The Court was called upon to determine whether a real estate commission was property of the estate and if so, whether it was exempt. One of the Debtors in this case was employed as a real estate agent under the supervision of her principal broker. Before filing for chapter 7 bankruptcy relief, the Debtor produced buyers to certain sellers, who were ready, willing and able to purchase the sellers' real property. The Debtor, acting as a real estate agent, performed the bulk of her services before the filing of the Debtor's case. The sale did not close until after the Debtor filed this bankruptcy case. Upon reciept of the commission from the sale, the Debtors amended their statements and schedules to include the commission and claimed an exemption for 75% of the commission under Utah R. Civ. P. 64D. The chapter 7 trustee assigned to the Debtors' case objected to their claimed exemption, arguing that a commission is not subject to an exemption under Rule 64D.The Court first held that under Utah law the commission is property of the estate because the Debtor had an agreement with her broker that she was entitled to a commission whenever the broker became entitled to its commission. Under Utah law a broker is entitled to a commission when the broker presents a seller with a buyer who is ready, willing and able to purchase the property at issue, regardless of whether the sale actual goes to completion. Because the broker was entitled to collect its commission before the Debtor filed for bankruptcy relief, so too was the Debtor entitled to collect the commission. Thus, the Court concluded that the commission was property of the estate.The Court also held that under Utah law a commission is subject to an exemption under Rule 64D. The Court reached this conclusion by considering the language and history of Rule 64D, applying Utah rules of statutory construction.

Title: Markus v. Fried (In re Geneva Steel) | Date: Apr-18-2006 | Status: PUBLISHED (Judge Clark) | Case(s): 05P-02578

The Chapter 11 trustee brought an adversary proceeding against certain members of Geneva's Board of Directors alleging breach of duty of care, breach of duty of good faith, breach of duty of loyalty and breach of fiduciary duty. Two of the defendants filed a motion with the Court to have the trustee's causes of action declared as "non-core" matters under 28 U.S.C. § 157(b)(3). Both of the moving directors had filed proofs of claim in the Geneva bankruptcy proceeding. An element of the Director's proofs of claim included an indemnity claim asserting claimant's rights to be indemnified, defended, or held harmless by Geneva for any liability that may arise from the Director's service on the Board of Directors. Upon being served with the trustee's complaint, both directors filed a counterclaim in the adversary proceeding asserting their indemnification rights. The Court ruled that the causes of action in the trustee's adversary proceeding against the directors were a compulsory counterclaims to the director's proofs of claim and the Court ruled that the director's counterclaims were compulsory counterclaims to the causes of action brought by the trustee in the adversary proceeding. The Court held that under 28 U.S.C. § 157(b)(2)(C), and 28 U.S.C. § 157(b)(2)(O), the causes of action asserted by the trustee are "core" matters.
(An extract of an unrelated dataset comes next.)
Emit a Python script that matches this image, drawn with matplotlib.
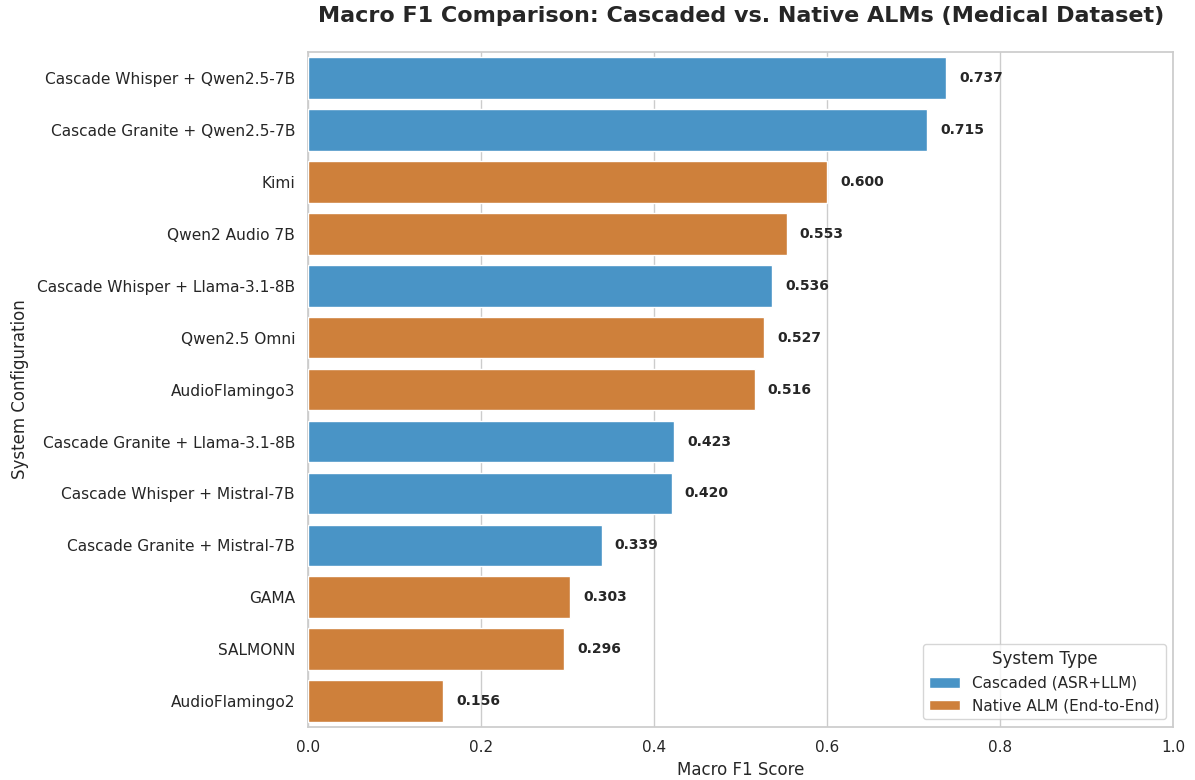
import matplotlib
matplotlib.use('Agg')
import matplotlib.pyplot as plt
import seaborn as sns
from matplotlib.patches import Patch

# data
systems = [
    'Cascade Whisper + Qwen2.5-7B',
    'Cascade Granite + Qwen2.5-7B',
    'Kimi',
    'Qwen2 Audio 7B',
    'Cascade Whisper + Llama-3.1-8B',
    'Qwen2.5 Omni',
    'AudioFlamingo3',
    'Cascade Granite + Llama-3.1-8B',
    'Cascade Whisper + Mistral-7B',
    'Cascade Granite + Mistral-7B',
    'GAMA',
    'SALMONN',
    'AudioFlamingo2',
]
scores = [0.737, 0.715, 0.600, 0.553, 0.536, 0.527, 0.516,
          0.423, 0.420, 0.339, 0.303, 0.296, 0.156]
types = ['Cascaded (ASR+LLM)', 'Cascaded (ASR+LLM)', 'Native ALM (End-to-End)',
         'Native ALM (End-to-End)', 'Cascaded (ASR+LLM)', 'Native ALM (End-to-End)',
         'Native ALM (End-to-End)', 'Cascaded (ASR+LLM)', 'Cascaded (ASR+LLM)',
         'Cascaded (ASR+LLM)', 'Native ALM (End-to-End)', 'Native ALM (End-to-End)',
         'Native ALM (End-to-End)']
type_order = ['Cascaded (ASR+LLM)', 'Native ALM (End-to-End)']

sns.set_theme(style='whitegrid')
palette = {
    'Cascaded (ASR+LLM)': sns.desaturate('#3498db', 0.75),
    'Native ALM (End-to-End)': sns.desaturate('#e67e22', 0.75),
}

fig = plt.figure(figsize=(11.95, 7.8), dpi=100)
ax = fig.add_axes([0.258, 0.068, 0.724, 0.865])

y = list(range(len(systems)))
colors = [palette[t] for t in types]
ax.barh(y, scores, height=0.8, color=colors, zorder=3)

for yi, v in zip(y, scores):
    ax.text(v + 0.015, yi, f'{v:.3f}', va='center', ha='left',
            fontsize=10, fontweight='bold', color='#262626')

ax.set_yticks(y)
ax.set_yticklabels(systems, fontsize=11.1)
ax.set_ylim(len(systems) - 0.5, -0.5)
ax.set_xlim(0, 1.0)
ax.tick_params(axis='x', labelsize=11)
ax.set_xlabel('Macro F1 Score', fontsize=12)
ax.set_ylabel('System Configuration', fontsize=12, labelpad=6)
ax.yaxis.grid(False)
ax.set_axisbelow(True)
fig.suptitle('Macro F1 Comparison: Cascaded vs. Native ALMs (Medical Dataset)',
             fontsize=16, fontweight='bold', x=0.62, y=0.992)

handles = [Patch(facecolor=palette[t]) for t in type_order]
ax.legend(handles, type_order, title='System Type', loc='lower right',
          fontsize=11, title_fontsize=12)

fig.savefig('out.png', dpi=100)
Title: In re Montoya, 2006 WL 931562 (Bankr.D. Utah) | Date: Apr-10-2006 | Status: PUBLISHED (Judge Boulden) | Case(s): 05-80022

The Debtor proposed a Chapter 13 plan in which she sought to pay for a car that was purchased within 910 days of filing her petition (910-vehicle claim) by bifurcating the secured claim under 11 U.S.C. § 506(a)(1), paying the secured value of the car in full, and paying only a small percentage of the unsecured balance. Although the hanging paragraph found after § 1325(a)(9) now prohibits bifurcation under § 506(a)(1) in certain instances, the Debtor and the Chapter 13 Trustee argued that bifurcation is still allowed because the creditor secured by the car failed to file an objection to the Debtor's Chapter 13 plan and, therefore, should be deemed to accept the plan under § 1325(a)(5)(A). The Court found (1) that under the BAPCPA, § 1325(a)(5) can no longer be used to cram down a 910-day vehicle claim; (2) that a creditor's failure to object to a plan is not deemed implied acceptance of that plan when the plan proposes treatment that is contrary to the statute; and (3) a plan that incorrect bifurcates a 910-day vehicle claim does not comply with the provisions of Chapter 13 and, therefore, cannot be confirmed under § 1325(a)(1).
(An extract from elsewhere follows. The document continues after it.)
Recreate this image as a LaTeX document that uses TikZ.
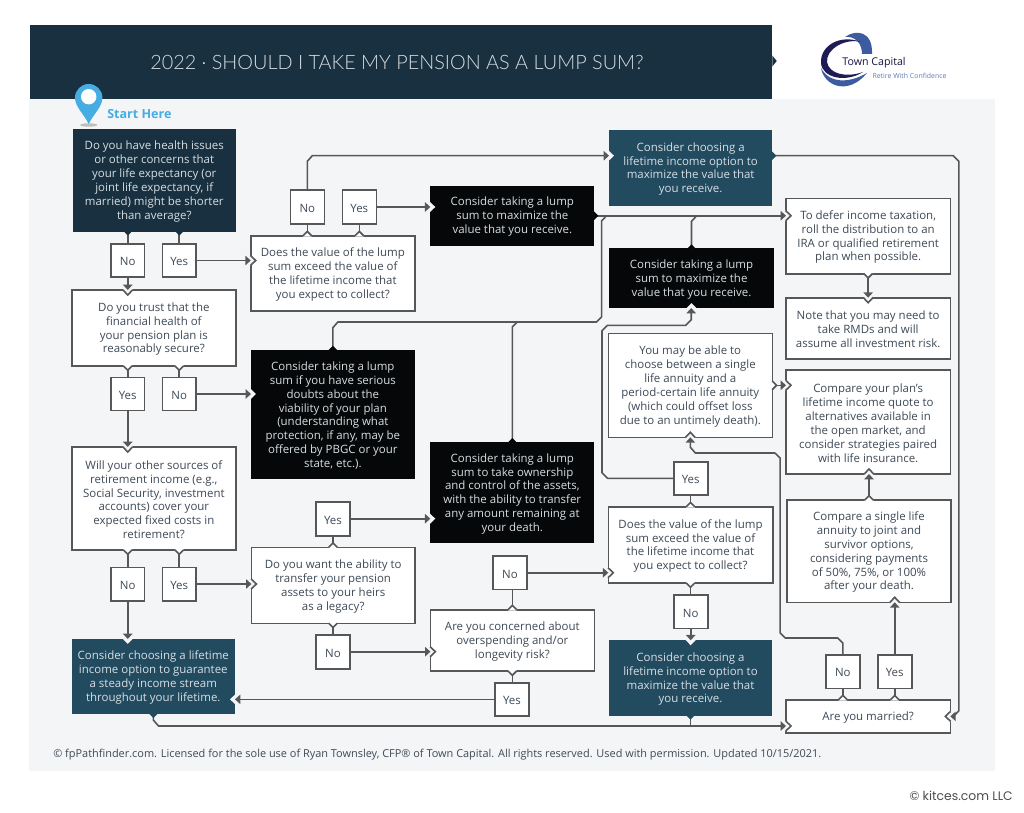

Title: In re Easthope, 2006 WL 851829 (Bankr. D. Utah) | Date: Mar-29-2006 | Status: PUBLISHED (Judge Boulden) | Case(s): 06-20366

A secured creditor moved for an order under § 362(c)(4)(A)(ii) confirming that no stay was in effect arguing that the individual debtor had two cases pending within the previous year. The debtor had one prior Chapter 13 case that was dismissed within the previous year and another prior Chapter 13 case that was closed within the previous year. This earlier Chapter 13 case had been dismissed more than a year prior to the filing of the current case. The secured creditor argued that a case is still “pending” for § 362(c) purposes until it is closed and, therefore, the debtor had two cases pending in the previous year. The Court determined that both the plain meaning of the word “pending” and policy considerations demonstrate that a case is no longer pending once it has been dismissed. Given this definition, the debtor only had one case pending withing the previous year and the 30-day automatic stay did go into effect under § 362(c)(3). The secured creditor's order seeking confirmation that no stay was in effect was, therefore, denied.